What we do here is so simple. We don't get any produce delivered. We go to the market and what we find there is what we cook with. So you won't see anymore Creoles soon and we aren't going to serve Cauliflower in summer. That forces us to be creative.

Within three months, we had moved to New Orleans, had a baby, and opened a restaurant. We put up the lights, finished the floor, built this space. So there is an emotional attachment to this restaurant fueled by those hardships. After we opened, we discovered people have a preconceived notion of what pizza is supposed to be. We fight that everyday.

I put my hands on every single pizza that a customer eats. If they don't like it, it means they don't like what I did. And that is humbling.

Wood, sea salt, and Double O flour are my essential kitchen tools. Most of what we do, that is all we need to do it. All of our breads are just flour, sea salt, and water. Those are the most important ingredients.

After a long day, I like to eat cheese and bread and drink beer. I really love St. James which is one of my favorite places to go. Even coming from Bay Area, where there is a cheese shop on nearly every corner, St. James stands out.  It is the best cheese shop I've ever been in. I love everything about it, especially the smell.

The biggest influence in my career was traveling in Europe. Not neccessarily working in the kitchens, because all high end kitchens are pretty much the same. But being able to drive an hour and eat at a place like Auberge du Lac which has had 3 Michelin stars for like 50 years.

From My Grandmother's Kitchen. Marco Pierre White's White Heat is very motivational, but I have never cooked anything out of it. I just love the way he talks about food in that book. Flavors of Tuscanny. I read that book cover to cover. No chefs buy cookbooks for the recipes. You buy it to put you in a frame of mind. So when you are wanting to "Be Italian" or "Be Rustic" you read a book that takes you there and shows you the thought process of how to prepare food in that manner.

Probably the cooking of Northern Italy is my favorite Italian cuisine. The further north you go in Italy, the more it falls in line with the cuisines that surround it. As you go south, even into Tuscanny, you start finding poor man's food where they aren't relying on eggs and butter as much.

No shit, I ended up in New Orleans because of a Mano. We went there like five times before even partnered with Adolfo. I just love what they do there. Then of course, we are eagerly awaiting the reopening of Casamentos. And I love Hansen's, before we opened I went there everyday. My favorite flavor is The Thai Trifecta - ginger, limeade and cream of coconut.

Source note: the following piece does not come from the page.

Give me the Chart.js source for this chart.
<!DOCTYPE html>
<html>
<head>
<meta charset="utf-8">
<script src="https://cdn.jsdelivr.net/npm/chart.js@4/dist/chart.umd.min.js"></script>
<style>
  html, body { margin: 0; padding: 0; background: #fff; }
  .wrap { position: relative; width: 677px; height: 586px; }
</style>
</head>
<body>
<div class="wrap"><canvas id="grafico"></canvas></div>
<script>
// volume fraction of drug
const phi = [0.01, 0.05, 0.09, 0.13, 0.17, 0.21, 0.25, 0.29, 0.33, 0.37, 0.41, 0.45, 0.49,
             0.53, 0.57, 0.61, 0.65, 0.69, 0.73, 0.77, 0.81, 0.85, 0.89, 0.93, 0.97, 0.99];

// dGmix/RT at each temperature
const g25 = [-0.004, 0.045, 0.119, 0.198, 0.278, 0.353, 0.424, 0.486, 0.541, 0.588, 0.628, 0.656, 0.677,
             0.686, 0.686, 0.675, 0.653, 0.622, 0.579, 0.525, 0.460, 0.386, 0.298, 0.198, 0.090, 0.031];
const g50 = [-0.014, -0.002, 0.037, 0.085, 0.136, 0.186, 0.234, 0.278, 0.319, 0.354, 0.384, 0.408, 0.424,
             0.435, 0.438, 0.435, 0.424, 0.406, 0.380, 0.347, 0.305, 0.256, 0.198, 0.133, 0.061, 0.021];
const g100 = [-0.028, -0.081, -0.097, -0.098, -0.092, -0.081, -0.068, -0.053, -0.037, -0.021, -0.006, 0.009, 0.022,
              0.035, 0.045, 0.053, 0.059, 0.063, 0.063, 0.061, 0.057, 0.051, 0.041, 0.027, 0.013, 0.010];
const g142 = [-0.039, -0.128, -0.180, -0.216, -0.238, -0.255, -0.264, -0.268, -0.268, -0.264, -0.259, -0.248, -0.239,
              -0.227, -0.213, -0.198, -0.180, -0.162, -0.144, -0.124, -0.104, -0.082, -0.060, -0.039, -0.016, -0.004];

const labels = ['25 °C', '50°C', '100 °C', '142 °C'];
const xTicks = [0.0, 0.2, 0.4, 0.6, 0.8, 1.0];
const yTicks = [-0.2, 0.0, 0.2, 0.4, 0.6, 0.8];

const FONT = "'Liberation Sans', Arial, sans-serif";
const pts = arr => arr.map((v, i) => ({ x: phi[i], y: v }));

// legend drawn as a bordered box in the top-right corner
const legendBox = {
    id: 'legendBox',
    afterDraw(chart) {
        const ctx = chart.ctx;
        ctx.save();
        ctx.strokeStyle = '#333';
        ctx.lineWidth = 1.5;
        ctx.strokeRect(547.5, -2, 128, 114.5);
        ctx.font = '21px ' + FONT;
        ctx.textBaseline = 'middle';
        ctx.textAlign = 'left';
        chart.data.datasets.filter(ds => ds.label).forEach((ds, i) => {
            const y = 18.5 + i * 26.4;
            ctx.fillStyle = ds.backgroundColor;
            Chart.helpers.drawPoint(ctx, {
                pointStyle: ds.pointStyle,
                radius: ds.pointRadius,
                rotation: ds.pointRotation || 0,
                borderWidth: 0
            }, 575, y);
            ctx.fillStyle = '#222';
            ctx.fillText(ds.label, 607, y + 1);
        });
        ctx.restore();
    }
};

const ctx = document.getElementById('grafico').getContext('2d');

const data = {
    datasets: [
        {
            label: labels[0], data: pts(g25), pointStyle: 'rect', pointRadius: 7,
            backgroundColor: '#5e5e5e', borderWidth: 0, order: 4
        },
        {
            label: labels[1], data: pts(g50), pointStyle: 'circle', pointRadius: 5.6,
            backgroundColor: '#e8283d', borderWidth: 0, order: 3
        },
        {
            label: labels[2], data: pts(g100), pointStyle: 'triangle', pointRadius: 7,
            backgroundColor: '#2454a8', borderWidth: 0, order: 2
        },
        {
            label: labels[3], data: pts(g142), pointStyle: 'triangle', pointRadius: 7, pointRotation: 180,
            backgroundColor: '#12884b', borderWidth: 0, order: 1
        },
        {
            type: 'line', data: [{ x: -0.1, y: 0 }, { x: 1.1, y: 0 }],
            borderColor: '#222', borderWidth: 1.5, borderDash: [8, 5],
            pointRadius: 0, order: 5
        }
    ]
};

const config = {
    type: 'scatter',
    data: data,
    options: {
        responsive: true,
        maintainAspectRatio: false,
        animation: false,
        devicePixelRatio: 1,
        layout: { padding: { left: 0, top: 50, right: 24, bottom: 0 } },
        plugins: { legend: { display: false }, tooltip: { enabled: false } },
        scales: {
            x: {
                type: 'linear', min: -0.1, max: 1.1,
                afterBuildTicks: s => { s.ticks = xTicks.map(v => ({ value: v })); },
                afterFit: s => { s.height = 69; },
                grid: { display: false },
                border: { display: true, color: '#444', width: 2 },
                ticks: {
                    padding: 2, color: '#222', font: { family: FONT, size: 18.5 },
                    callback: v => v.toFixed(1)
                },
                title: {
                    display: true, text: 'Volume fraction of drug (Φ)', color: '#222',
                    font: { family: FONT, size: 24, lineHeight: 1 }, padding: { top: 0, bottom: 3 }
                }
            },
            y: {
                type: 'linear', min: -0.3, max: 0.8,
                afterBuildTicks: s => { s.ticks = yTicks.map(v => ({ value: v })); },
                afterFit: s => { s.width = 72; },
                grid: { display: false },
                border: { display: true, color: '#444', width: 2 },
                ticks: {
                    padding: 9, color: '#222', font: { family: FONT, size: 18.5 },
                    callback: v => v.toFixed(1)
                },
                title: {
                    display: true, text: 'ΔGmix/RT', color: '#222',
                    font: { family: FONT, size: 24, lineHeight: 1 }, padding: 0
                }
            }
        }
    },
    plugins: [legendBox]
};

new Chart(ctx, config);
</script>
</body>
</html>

I'd start with the cured meat plate definitely, the affetati misti. My favorite pizza here is the marinara. Two years go I loved the margerita, but now I see less as more. When you start putting too much stuff on pizza, it suffers. Our marinara is just dough, wild oregano, shaved garlic and the best possible tomatoes we can find. That is it. For dessert, I'd have the daily sweetbread. Again, simplicity it is just sourdough with dried fruits, nuts, marscapone cheese, and honey.

Never liquor with pizza. Beer or wine. Beer with some things, wine with others. But as I get older, I find myself drinking more beer.

I used to work on a fishing boat so I would be bringing fishing shit with me to a deserted island. If I wasn't doing pizza, I'd be cooking fish. I'd bring some seeds so I could grow stuff I needed to cook. Something to take salt out of the water which would also leave me with a huge supply of sea salt. Pepper. And I'd bring my knives. Be pretty set with all of that. Ohh, can I add something unfucking practical like ice cream just because?